Das Beben ereignete sich um 5.30 Uhr mitteleuropäischer Zeit. Sein Zentrum lag etwa 95 Kilometer nordöstlich von Islamabad, nahe der Grenze zu Indien. Vier der ersten Nachbeben erreichten eine Stärke zwischen 5,4 und 5,9.
Seismologe
Mit deutlichen Schäden durch das schwere Erdbeben in Südasien muss nach Ansicht des Leiters der Seismologie am Geo- Forschungsinstitut in Berlin, Jochen Zschau, noch in 200 bis 300 Kilometer um das Epizentrum gerechnet werden. "Das Beben hat einen Bruch von 100 Kilometer Länge aufgeworfen", sagte Zschau am Samstag. "Längs dieses Bruchs können überall schlimme Dinge passiert sein." Auch wenn das Epizentrum in einer kaum besiedelten Gebirgsregion liege, könnten doch in den entfernteren Dörfern Tausende von Menschen zu Tode gekommen sein.
Die südasiatische Region ist besonders oft von Erdbeben betroffen, da sie an der Nahtstelle zweier geologischer Platten liege. "Die indische Platte schiebt sich hier mit einer Geschwindigkeit von acht Zentimetern pro Jahr auf den asiatischen Kontinent", so der Forscher. Das Beben liege an der Nordspitze der indischen Platte. Dort türme sich in Asien das Hindukusch-Gebirge auf.
Ein Sprecher des indischen Innenministeriums sagte, in Jammu und Kaschmir seien 16 Tote gemeldet worden. "Es gibt auch unbestätigte Berichte aus anderen Gebieten", sagte er der Nachrichtenagentur Reuters. Betroffen seien die Distrikte Uri, Baramullah und Kupwara, wo es zu Erdrutschen gekommen sei. In Afghanistan wurde nach Behördenangaben ein junges Mädchen getötet, als eine Mauer einstürzte. Eine Sprecherin des afghanischen Roten Halbmondes sagte, die Auswirkungen des Bebens seien offenbar vergleichsweise gering. "Es ist sehr schwer, schnell an Informationen zu kommen, denn unsere Kommunikationssysteme sind nicht robust genug", sagte sie ein.

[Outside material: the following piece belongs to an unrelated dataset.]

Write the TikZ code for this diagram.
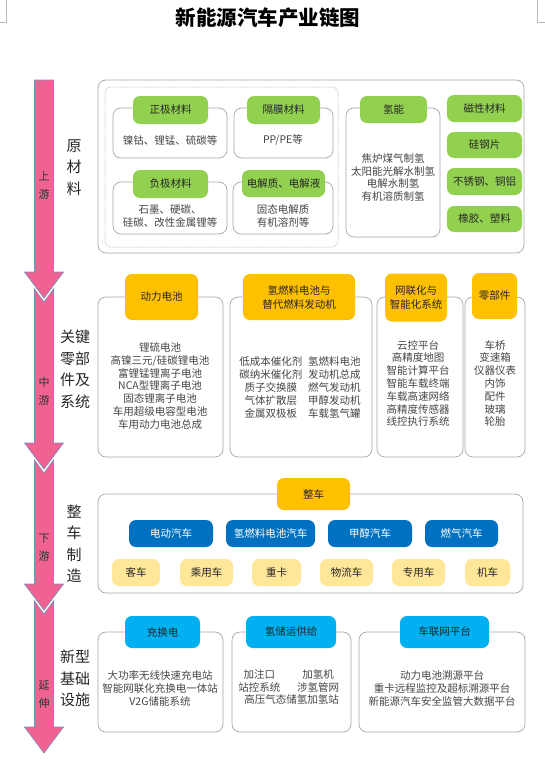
\documentclass[tikz,border=0pt]{standalone}
\usepackage{fontspec}
\setmainfont{Noto Sans CJK SC}

\definecolor{arrowpink}{RGB}{240,98,146}
\definecolor{arrowline}{RGB}{125,145,190}
\definecolor{matgreen}{RGB}{146,208,80}
\definecolor{partgold}{RGB}{255,192,0}
\definecolor{carblue}{RGB}{0,112,192}
\definecolor{infracyan}{RGB}{0,176,240}
\definecolor{typecream}{RGB}{255,230,153}
\definecolor{boxgray}{RGB}{166,166,166}
\definecolor{bodytext}{RGB}{70,70,70}

\newcommand\txtbody{\fontsize{10.5}{12.8}\selectfont}
\newcommand\txthead{\fontsize{10.5}{14}\selectfont}
\newcommand\txtside{\fontsize{15}{21.5}\selectfont}
\newcommand\txtflow{\fontsize{11}{18}\selectfont}

\tikzset{
  panel/.style={draw=boxgray, line width=0.7pt, rounded corners=8pt, fill=white},
  tagbox/.style={rounded corners=7pt, inner sep=0pt, align=center, font=\txthead, text=black!85},
  greentag/.style={tagbox, fill=matgreen},
  goldtag/.style={tagbox, fill=partgold},
  bluetag/.style={tagbox, fill=carblue, text=white},
  cyantag/.style={tagbox, fill=infracyan},
  creamtag/.style={tagbox, fill=typecream},
  bodytxt/.style={align=center, font=\txtbody, text=bodytext, inner sep=0pt},
  sidetxt/.style={align=center, font=\txtside, text=black!85, inner sep=0pt},
  flowtxt/.style={align=center, font=\txtflow, text=black!80, inner sep=0pt},
  flowarrow/.style={fill=arrowpink, draw=arrowline, line width=0.6pt}
}

\begin{document}
\begin{tikzpicture}[x=1pt, y=-1pt]
    \useasboundingbox (0,0) rectangle (545,760);

    % page corner marks
    \draw[gray!55, line width=0.6pt] (6,0) -- (6,22) -- (0,22);
    \draw[gray!55, line width=0.6pt] (537,0) -- (537,22) -- (545,22);

    \node[font=\fontsize{20.5}{24}\selectfont\bfseries] (title) at (268,18) {新能源汽车产业链图};

    % the four stage arrows
    \draw[flowarrow] (34.5,80) -- (53.5,80) -- (53.5,272) -- (63.5,272) -- (44,298)
        -- (24.5,272) -- (34.5,272) -- cycle;
    \draw[flowarrow] (34.5,289) -- (44,302) -- (53.5,289) -- (53.5,443) -- (63.5,443)
        -- (44,469) -- (24.5,443) -- (34.5,443) -- cycle;
    \draw[flowarrow] (34.5,460) -- (44,473) -- (53.5,460) -- (53.5,584) -- (63.5,584)
        -- (44,610) -- (24.5,584) -- (34.5,584) -- cycle;
    \draw[flowarrow] (34.5,601) -- (44,614) -- (53.5,601) -- (53.5,727) -- (63.5,727)
        -- (44,753) -- (24.5,727) -- (34.5,727) -- cycle;

    \node[flowtxt] (up) at (44,185) {上\\游};
    \node[flowtxt] (mid) at (44,391) {中\\游};
    \node[flowtxt] (down) at (44,547.5) {下\\游};
    \node[flowtxt] (ext) at (44,694) {延\\伸};

    \node[sidetxt] (raw) at (74,167.5) {原\\材\\料};
    \node[sidetxt] (parts) at (75,369.5) {关键\\零部\\件及\\系统};
    \node[sidetxt] (build) at (74,543.5) {整\\车\\制\\造};
    \node[sidetxt] (infra) at (75,678.5) {新型\\基础\\设施};

    % upstream: raw materials
    \draw[panel] (98,80) rectangle (524,253);
    \draw[boxgray, line width=0.5pt, dash pattern=on 1.2pt off 1.2pt, rounded corners=6pt]
        (105,87) rectangle (338,247);
    \draw[panel] (113,108) rectangle (227,158);
    \draw[panel] (234,108) rectangle (333,158);
    \draw[panel] (113,182) rectangle (227,234);
    \draw[panel] (233,182) rectangle (333,234);
    \draw[panel] (346,108) rectangle (440,237);

    \node[greentag, minimum width=75, minimum height=28] (cathode) at (170.5,110) {正极材料};
    \node[greentag, minimum width=73, minimum height=28] (separator) at (283.5,110) {隔膜材料};
    \node[greentag, minimum width=75, minimum height=28] (anode) at (170.5,184) {负极材料};
    \node[greentag, minimum width=83, minimum height=27] (electrolyte) at (283.5,183.5) {电解质、电解液};
    \node[greentag, minimum width=67, minimum height=27] (hydrogen) at (393.5,109.5) {氢能};
    \node[greentag, minimum width=75, minimum height=27] (magnet) at (484.5,108.5) {磁性材料};
    \node[greentag, minimum width=75, minimum height=26] (sisteel) at (484.5,145) {硅钢片};
    \node[greentag, minimum width=75, minimum height=27] (metal) at (484.5,181.5) {不锈钢、铜铝};
    \node[greentag, minimum width=75, minimum height=26] (rubber) at (484.5,219) {橡胶、塑料};

    \node[bodytxt] (cathodetxt) at (170,140) {镍钴、锂锰、硫碳等};
    \node[bodytxt] (separatortxt) at (283,140) {PP/PE等};
    \node[bodytxt] (anodetxt) at (170,216) {石墨、硬碳、\\硅碳、改性金属锂等};
    \node[bodytxt] (electrolytetxt) at (283,216) {固态电解质\\有机溶剂等};
    \node[bodytxt] (hydrogentxt) at (393,177.5) {焦炉煤气制氢\\太阳能光解水制氢\\电解水制氢\\有机溶质制氢};

    % midstream: key parts and systems
    \draw[panel] (98,297) rectangle (223,457);
    \draw[panel] (230,297) rectangle (372,457);
    \draw[panel] (377,297) rectangle (463,457);
    \draw[panel] (465,297) rectangle (525,457);

    \node[goldtag, minimum width=73, minimum height=46] (battery) at (161.5,297) {动力电池};
    \node[goldtag, minimum width=112, minimum height=46] (fuelcell) at (299,297) {氢燃料电池与\\替代燃料发动机};
    \node[goldtag, minimum width=62, minimum height=48] (smart) at (416,297.5) {网联化与\\智能化系统};
    \node[goldtag, minimum width=45, minimum height=46] (components) at (494.5,296) {零部件};

    \node[bodytxt] (batterytxt) at (160,386) {锂硫电池\\高镍三元/硅碳锂电池\\富锂锰锂离子电池\\NCA型锂离子电池\\固态锂离子电池\\车用超级电容型电池\\车用动力电池总成};
    \node[bodytxt] (fuelcelltxt) at (300,389) {\begin{tabular}{@{}c@{\hspace{6pt}}c@{}}
        低成本催化剂 & 氢燃料电池\\
        碳纳米催化剂 & 发动机总成\\
        质子交换膜 & 燃气发动机\\
        气体扩散层 & 甲醇发动机\\
        金属双极板 & 车载氢气罐
      \end{tabular}};
    \node[bodytxt] (smarttxt) at (418,383.5) {云控平台\\高精度地图\\智能计算平台\\智能车载终端\\车载高速网络\\高精度传感器\\线控执行系统};
    \node[bodytxt] (componentstxt) at (495,383.5) {车桥\\变速箱\\仪器仪表\\内饰\\配件\\玻璃\\轮胎};

    % downstream: vehicles
    \draw[panel] (98,494) rectangle (523,593);
    \node[goldtag, minimum width=73, minimum height=32] (vehicle) at (313.5,494) {整车};

    \node[bluetag, minimum width=84, minimum height=27] (ev) at (171,533.5) {电动汽车};
    \node[bluetag, minimum width=89, minimum height=27] (fcv) at (270.5,533.5) {氢燃料电池汽车};
    \node[bluetag, minimum width=84, minimum height=27] (methanol) at (370,533.5) {甲醇汽车};
    \node[bluetag, minimum width=73, minimum height=27] (gas) at (461.5,533.5) {燃气汽车};

    \node[creamtag, minimum width=48, minimum height=27] (bus) at (136,572.5) {客车};
    \node[creamtag, minimum width=53, minimum height=27] (car) at (206.5,572.5) {乘用车};
    \node[creamtag, minimum width=49, minimum height=27] (truck) at (276.5,572.5) {重卡};
    \node[creamtag, minimum width=53, minimum height=27] (logistics) at (346.5,572.5) {物流车};
    \node[creamtag, minimum width=53, minimum height=27] (special) at (418.5,572.5) {专用车};
    \node[creamtag, minimum width=45, minimum height=27] (loco) at (487.5,572.5) {机车};

    % extension: new infrastructure
    \draw[panel] (98,632) rectangle (223,732);
    \draw[panel] (232,632) rectangle (351,732);
    \draw[panel] (359,632) rectangle (525,732);

    \node[cyantag, minimum width=75, minimum height=32] (charge) at (162.5,632) {充换电};
    \node[cyantag, minimum width=90, minimum height=32] (h2supply) at (291,632) {氢储运供给};
    \node[cyantag, minimum width=89, minimum height=32] (iov) at (444.5,632) {车联网平台};

    \node[bodytxt] (chargetxt) at (160,688.5) {大功率无线快速充电站\\智能网联化充换电一体站\\V2G储能系统};
    \node[bodytxt] (h2supplytxt) at (291.5,688.5) {\begin{tabular}{@{}c@{\hspace{11pt}}c@{}}
        加注口 & 加氢机\\
        站控系统 & 涉氢管网\\
        \multicolumn{2}{c}{高压气态储氢加氢站}
      \end{tabular}};
    \node[bodytxt] (iovtxt) at (442,688.5) {动力电池溯源平台\\重卡远程监控及超标溯源平台\\新能源汽车安全监管大数据平台};
\end{tikzpicture}
\end{document}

Verzweifelte Einwohner von Islamabad versuchten Betontrümmer der zwei eingestürzten zwölfstöckigen Gebäude mit ihren bloßen Händen zu räumen. "Ich kann nicht sagen, wie viele Leute noch da drunter sind", sagte ein Sprecher der örtlichen Regierung. "Mehr als 75 Wohnungen sind betroffen, also geht die Zahl der Menschen in die Hunderte."

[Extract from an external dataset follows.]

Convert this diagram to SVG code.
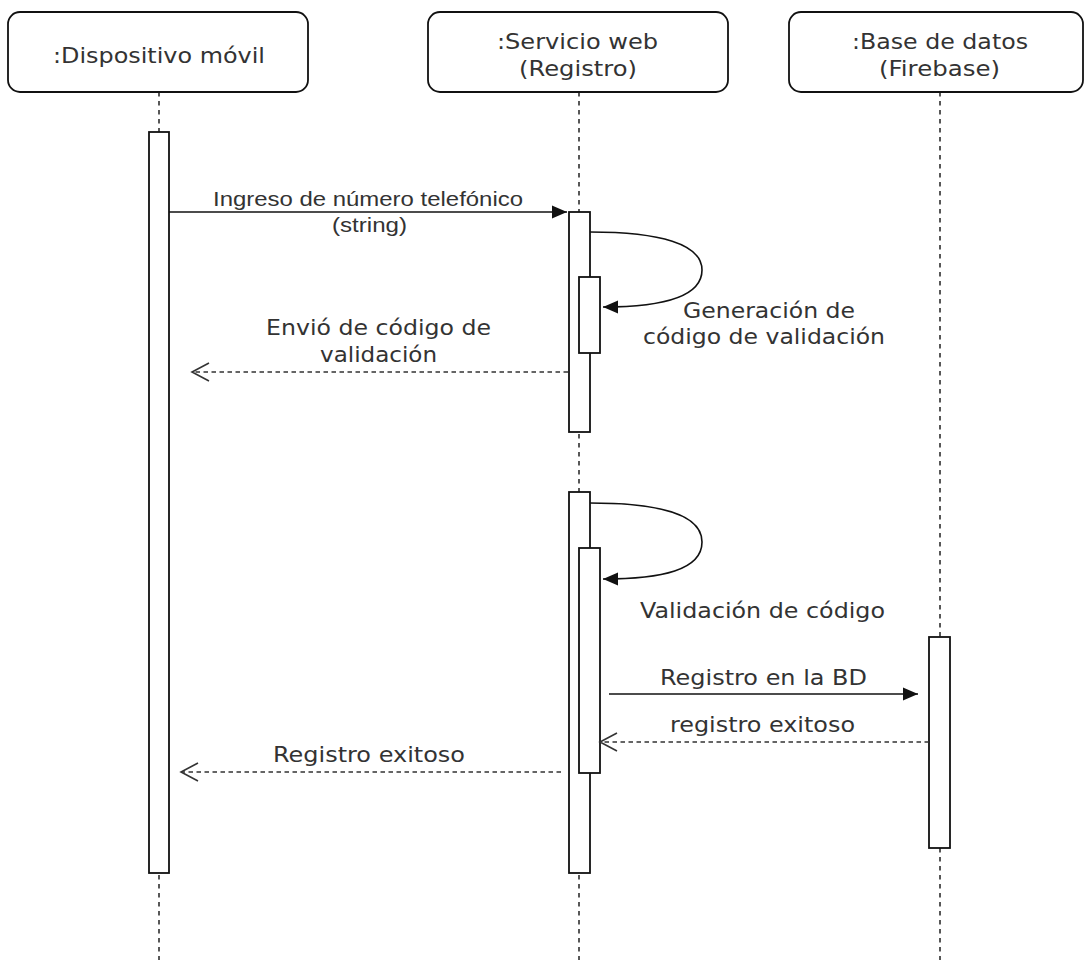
<svg xmlns="http://www.w3.org/2000/svg" width="1085" height="960" viewBox="0 0 1085 960">
<style>
.box{fill:#fff;stroke:#111;stroke-width:1.8}
.act{fill:#fff;stroke:#111;stroke-width:1.8}
.life{stroke:#111;stroke-width:1.4;stroke-dasharray:4.5 4.5;fill:none}
.msg{stroke:#111;stroke-width:1.6;fill:none}
.ret{stroke:#333;stroke-width:1.6;fill:none;stroke-dasharray:4.5 3.5}
.t{font-family:"DejaVu Sans",Verdana,sans-serif;font-size:22px;fill:#333;text-anchor:middle}
.h{font-family:"Liberation Sans",Arial,sans-serif;font-size:20px;fill:#333;text-anchor:middle}
</style>
<defs>
<marker id="block" markerUnits="userSpaceOnUse" viewBox="0 0 15 14" refX="15" refY="7" markerWidth="15" markerHeight="14" orient="auto">
<path d="M0,0.5 L15,7 L0,13.5 z" fill="#111"/>
</marker>
<marker id="open" markerUnits="userSpaceOnUse" viewBox="0 0 20 22" refX="18" refY="11" markerWidth="20" markerHeight="22" orient="auto">
<path d="M1,2 L18,11 L1,20" fill="none" stroke="#333" stroke-width="1.6"/>
</marker>
</defs>

<g id="lifelines">
<line class="life" x1="159" y1="92" x2="159" y2="960"/>
<line class="life" x1="579" y1="92" x2="579" y2="960"/>
<line class="life" x1="940" y1="92" x2="940" y2="960"/>
</g>

<g id="dispositivo">
<rect class="box" x="8" y="12" width="300" height="80" rx="12" ry="12"/>
<text class="t" x="159" y="63" textLength="212" lengthAdjust="spacingAndGlyphs">:Dispositivo móvil</text>
<rect class="act" x="149" y="132" width="20" height="741"/>
</g>

<g id="servicio">
<rect class="box" x="428" y="12" width="300" height="80" rx="12" ry="12"/>
<text class="t" x="577.5" y="49" textLength="161" lengthAdjust="spacingAndGlyphs">:Servicio web</text>
<text class="t" x="578" y="76" textLength="118" lengthAdjust="spacingAndGlyphs">(Registro)</text>
<rect class="act" x="569" y="212" width="21" height="220"/>
<rect class="act" x="579" y="277" width="21" height="76"/>
<rect class="act" x="569" y="492" width="21" height="381"/>
<rect class="act" x="579" y="548" width="21" height="225"/>
</g>

<g id="firebase">
<rect class="box" x="789" y="12" width="294" height="80" rx="12" ry="12"/>
<text class="t" x="940" y="49" textLength="176" lengthAdjust="spacingAndGlyphs">:Base de datos</text>
<text class="t" x="939.5" y="76" textLength="121" lengthAdjust="spacingAndGlyphs">(Firebase)</text>
<rect class="act" x="929" y="637" width="21" height="211"/>
</g>

<g id="connectors">
<line class="msg" x1="169" y1="212" x2="567" y2="212" marker-end="url(#block)"/>
<path class="msg" d="M590,232 C660,232 702,244 702,270 C702,297 662,307 603,307" marker-end="url(#block)"/>
<line class="ret" x1="568" y1="372" x2="192" y2="372" marker-end="url(#open)"/>
<path class="msg" d="M590,503 C660,503 702,515 702,542 C702,570 662,579 603,579" marker-end="url(#block)"/>
<line class="msg" x1="609" y1="694" x2="918" y2="694" marker-end="url(#block)"/>
<line class="ret" x1="929" y1="742" x2="600" y2="742" marker-end="url(#open)"/>
<line class="ret" x1="561" y1="772" x2="181" y2="772" marker-end="url(#open)"/>
</g>

<g id="labels">
<text class="h" x="368" y="206" textLength="310" lengthAdjust="spacingAndGlyphs">Ingreso de número telefónico</text>
<text class="h" x="369.5" y="232" textLength="75" lengthAdjust="spacingAndGlyphs">(string)</text>
<text class="t" x="769" y="318" textLength="172" lengthAdjust="spacingAndGlyphs">Generación de</text>
<text class="t" x="764" y="344" textLength="242" lengthAdjust="spacingAndGlyphs">código de validación</text>
<text class="t" x="378.5" y="335" textLength="225" lengthAdjust="spacingAndGlyphs">Envió de código de</text>
<text class="t" x="378.5" y="362" textLength="117" lengthAdjust="spacingAndGlyphs">validación</text>
<text class="t" x="762.5" y="618" textLength="245" lengthAdjust="spacingAndGlyphs">Validación de código</text>
<text class="t" x="763.5" y="685" textLength="207" lengthAdjust="spacingAndGlyphs">Registro en la BD</text>
<text class="t" x="762.5" y="732" textLength="185" lengthAdjust="spacingAndGlyphs">registro exitoso</text>
<text class="t" x="369" y="762" textLength="192" lengthAdjust="spacingAndGlyphs">Registro exitoso</text>
</g>
</svg>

Reuters-Mitarbeiter sahen mindestens drei Leichen, die aus den Trümmern geborgen wurden, aber auch sechs Menschen, die verletzt gerettet wurden. Die Bewohner der Hauptstadt achteten besonders auf Krähen. Ihnen wird nachgesagt, unmittelbar vor einem Beben zu verstummen.

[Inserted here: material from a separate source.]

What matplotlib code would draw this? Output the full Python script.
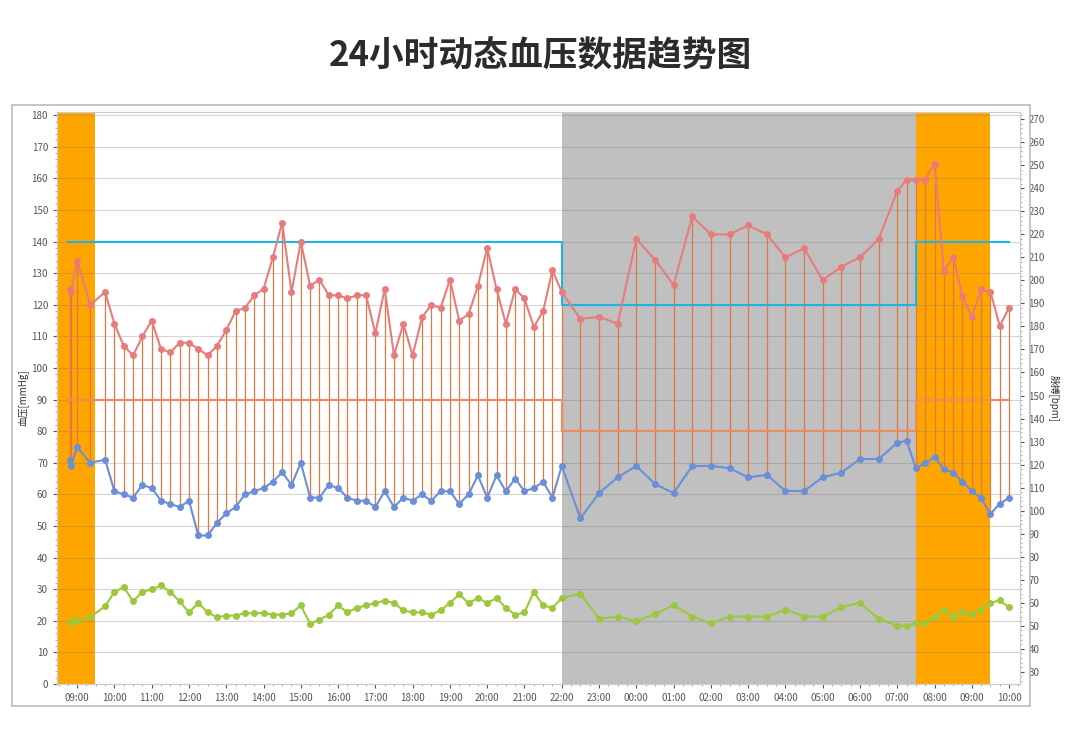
import matplotlib.pyplot as plt
import matplotlib.patches as patches
from matplotlib.ticker import MultipleLocator

plt.rcParams['font.family'] = ['Noto Sans CJK SC', 'DejaVu Sans']

# 测量时间（从09:00起的时刻）
times = (["08:48", "08:50", "09:00", "09:21"]
         + ["%02d:%02d" % ((9 + (45 + 15 * k) // 60) % 24, (45 + 15 * k) % 60) for k in range(50)]
         + ["22:30", "23:00", "23:30", "00:00", "00:30", "01:00", "01:30", "02:00", "02:30",
            "03:00", "03:30", "04:00", "04:30", "05:00", "05:30", "06:00", "06:30",
            "07:00", "07:15", "07:30", "07:45", "08:00", "08:15", "08:30", "08:45",
            "09:00", "09:15", "09:30", "09:45", "10:00"])

systolic = [125, 124, 134, 120,
            124, 114, 107, 104, 110, 115, 106, 105, 108, 108, 106, 104, 107, 112, 118, 119,
            123, 125, 135, 146, 124, 140, 126, 128, 123, 123, 122, 123, 123, 111, 125, 104,
            114, 104, 116, 120, 119, 128, 115, 117, 126, 138, 125, 114, 125, 122, 113, 118,
            131, 124,
            115.6, 116.2, 114, 140.8, 134.3, 126.3, 148, 142.3, 142.3, 145.1, 142.3, 135,
            137.9, 127.8, 132.1, 135, 140.8,
            156, 159.6, 159.6, 159.6, 164.7, 130.7, 135, 122.7, 116.2, 124.9, 124.1, 113.3, 119.1]

diastolic = [71, 69, 75, 70,
             71, 61, 60, 59, 63, 62, 58, 57, 56, 58, 47, 47, 51, 54, 56, 60, 61, 62, 64, 67,
             63, 70, 59, 59, 63, 62, 59, 58, 58, 56, 61, 56, 59, 58, 60, 58, 61, 61, 57, 60,
             66, 59, 66, 61, 65, 61, 62, 64, 59, 69,
             52.4, 60.4, 65.4, 69, 63.3, 60.4, 69, 69, 68.3, 65.4, 66.2, 61.1, 61.1, 65.4,
             66.9, 71.2, 71.2,
             76.3, 77, 68.3, 69.8, 71.9, 68, 66.9, 64, 61.1, 58.9, 53.8, 57.1, 58.9]

pulse = [51.6, 51.6, 52.3, 53.7,
         58.5, 64.7, 66.8, 60.6, 64.7, 65.8, 67.5, 64.7, 60.6, 55.8, 59.9, 55.8, 53.7, 54.4,
         54.4, 55.5, 55.5, 55.5, 54.8, 54.8, 55.5, 58.8, 50.9, 52.6, 54.8, 58.8, 55.8, 57.8,
         58.8, 59.9, 60.9, 59.9, 56.7, 55.8, 55.8, 54.8, 56.7, 59.9, 63.6, 59.9, 62, 59.9,
         62, 57.8, 54.8, 55.8, 64.7, 58.8, 57.8, 62,
         64, 53, 54, 52, 55, 59, 54, 51, 54, 54, 54, 57, 54, 54, 58, 60, 53,
         50, 50, 51, 51, 54, 57, 54, 56, 55, 57, 60, 61, 58]

# 阈值：白天/夜间
thr_breaks = [-0.25, 13.0, 22.5, 25.0]
sys_limit = [140, 120, 140, 140]
dia_limit = [90, 80, 90, 90]

hour_labels = ["%02d:00" % ((9 + h) % 24) for h in range(26)]


def to_hours(s):
    h, m = map(int, s.split(":"))
    return (h - 9) + m / 60


t = []
for i, s in enumerate(times):
    v = to_hours(s)
    if i >= 4 and v < 0:
        v += 24
    if i >= 54 and v < 13:
        v += 24
    t.append(v)

fig = plt.figure(figsize=(10.8, 7.52), dpi=100)
fig.patches.append(patches.Rectangle((0.011, 0.061), 0.9426, 0.80, transform=fig.transFigure,
                                     fill=False, edgecolor="#bbbbbb", linewidth=1.2))
fig.text(0.5, 0.925, "24小时动态血压数据趋势图", ha="center", va="center",
         fontsize=25, fontweight="bold", color="#2b2b2b")

ax = fig.add_axes([0.0528, 0.0904, 0.8912, 0.7606])
xmin, xmax = -0.54, 25.28
ax.set_xlim(xmin, xmax)
ax.set_ylim(0, 181)

ax.axvspan(xmin, 0.48, color="#ffa500", zorder=0, lw=0)
ax.axvspan(13.0, 22.5, color="#c0c0c0", zorder=0, lw=0)
ax.axvspan(22.5, 24.5, color="#ffa500", zorder=0, lw=0)

ax.yaxis.set_major_locator(MultipleLocator(10))
ax.set_axisbelow("line")
ax.grid(axis="y", color="#777777", alpha=0.3, linewidth=0.8)

ax.vlines(t, diastolic, systolic, color="#e07840", linewidth=0.9, zorder=2)
ax.step(thr_breaks, sys_limit, where="post", color="#1fb3e6", linewidth=1.5, zorder=3)
ax.step(thr_breaks, dia_limit, where="post", color="#f08a5a", linewidth=1.5, zorder=3)
ax.plot(t, systolic, color="#e87c7c", marker="o", markersize=4, linewidth=1.5, zorder=4)
ax.plot(t, diastolic, color="#6a8fd8", marker="o", markersize=4, linewidth=1.5, zorder=4)

ax2 = ax.twinx()
ax2.set_ylim(24.7, 273.1)
ax2.plot(t, pulse, color="#9cc83c", marker="o", markersize=4, linewidth=1.5, zorder=4)
ax2.yaxis.set_major_locator(MultipleLocator(10))
ax2.yaxis.set_minor_locator(MultipleLocator(2))

ax.set_xticks(range(26))
ax.set_xticklabels(hour_labels)
ax.xaxis.set_minor_locator(MultipleLocator(0.25))
ax.yaxis.set_minor_locator(MultipleLocator(2))

for a in (ax, ax2):
    a.tick_params(labelsize=7, colors="#555555", length=3)
    a.tick_params(which="minor", length=1.5, colors="#999999")
    for sp in a.spines.values():
        sp.set_color("#cccccc")

ax.set_ylabel("血压[mmHg]", fontsize=7, color="#333333", labelpad=2)
ax2.set_ylabel("脉搏[bpm]", fontsize=7, color="#333333", rotation=270, labelpad=10)

fig.savefig("out.png", dpi=100)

Das Gebiet nördlich von Islamabad ist geologisch sehr aktiv. Experten hatten schon länger ein größeres Erdbeben in der Region erwartet. Das bislang schwerste Beben in Südasien fand am 31. Mai 1935 statt und hatte ein Stärke von 7,5 auf der Richter-Skala. Damals wurde Quetta zerstört und schätzungsweise 30.000 bis 60.000 Menschen getötet.